H&M Group and online secondhand apparel shop Sellpy are becoming more intertwined as the days go on.
The fast-fashion giant continues to pour investments into the Swedish resale platform, this time by providing the logistical support to help it expand it to 20 more European countries, including Belgium, Bulgaria, Croatia, Denmark, Estonia, Finland, France and others. The new investment brings Sellpy’s online footprint to a total of 24 countries through a new website, sellpy.com. Currently, the new markets can only purchase goods from the platform, and are not yet able to take advantage of its selling feature.
Users with access to the platform’s full features can order a bag for 1.95 euros ($2.36), pack it with the items they’d like to sell, and ship it back to Sellpy. From there, the company lists each item it’s able to sell, sets a price and handles the logistics once sold. To maintain a certain standard of quality, Sellpy requests sellers only include items that can be sold for over 5 euros (about $6), and refrain from sending clothing from low-budget brands. It recommends labels such as Nike, &Other Stories, Monki, Ralph Lauren and Filippa K.
The partnership provides benefits for both parties, but especially for the startup, which is now able to tap into H&M’s global presence and fine-tuned infrastructure. Through a strategic partnership with H&M Group’s global supply chain, Sellpy will receive logistical support and gain access to a modern warehouse unit in Poznań, Poland. All processes related to Sellpy’s selling service and e-commerce for secondhand items—including distribution, quality control of garments and order handling—will be operated by H&M’s Group’s East Europe logistics team.
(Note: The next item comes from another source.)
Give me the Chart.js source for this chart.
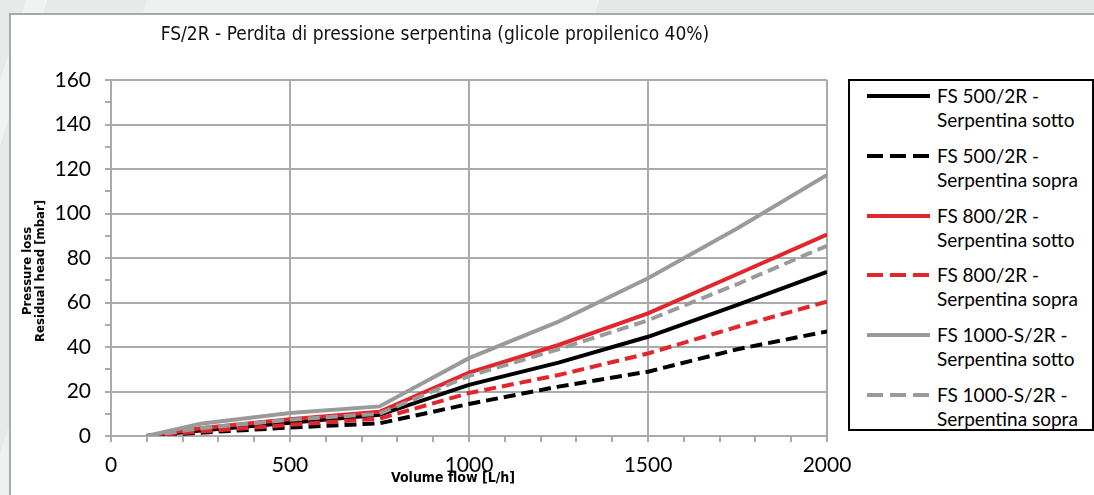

H&M Group began investing in the resale business in 2015, becoming the majority owner. Sellpy expanded to Germany in 2020, followed by the Netherlands and Austria earlier this year. The two companies have since explored other synergies. In 2019, H&M Group’s brand & Other Stories launched a test pilot of a program that allowed users to buy used clothing through its & Other Stories brand website and tapped Sellpy to build out its selling platform.
To date, H&M has invested 20 million euros ($24.38 million), and owns around 70 percent of the company, according to Reuters.
Sellpy is now the second-largest online shop and sales service for secondhand items in Sweden.
“We’re excited about Sellpy’s continued international expansion which we support with our strategic partnership and as owners,” said Nanna Andersen, head of H&M CO:LAB, H&M Group’s investment arm. “We always aim for adding value to our portfolio companies to support them in realizing their ambitions.”
Both companies are centering their efforts to keep fashion in rotation for longer.
The resale market’s $50 billion trajectory makes now a good time for Sellpy’s global expansion. In April, Berlin-based e-commerce giant Zalando followed suit, expanding its resale platform to seven new markets, including Austria, the Czech Republic, Denmark, Finland, Ireland, Italy and Sweden.
The segment’s success has also inspired other e-commerce companies to branch into resale. This month, Etsy inked a $1.625 billion deal to purchase resale startup Depop and unite both peer-to-peer marketplaces. Online personal stylist service and retailer Stitch Fix also announced an investment in an upcoming “consignment-like model” during a recent earnings call.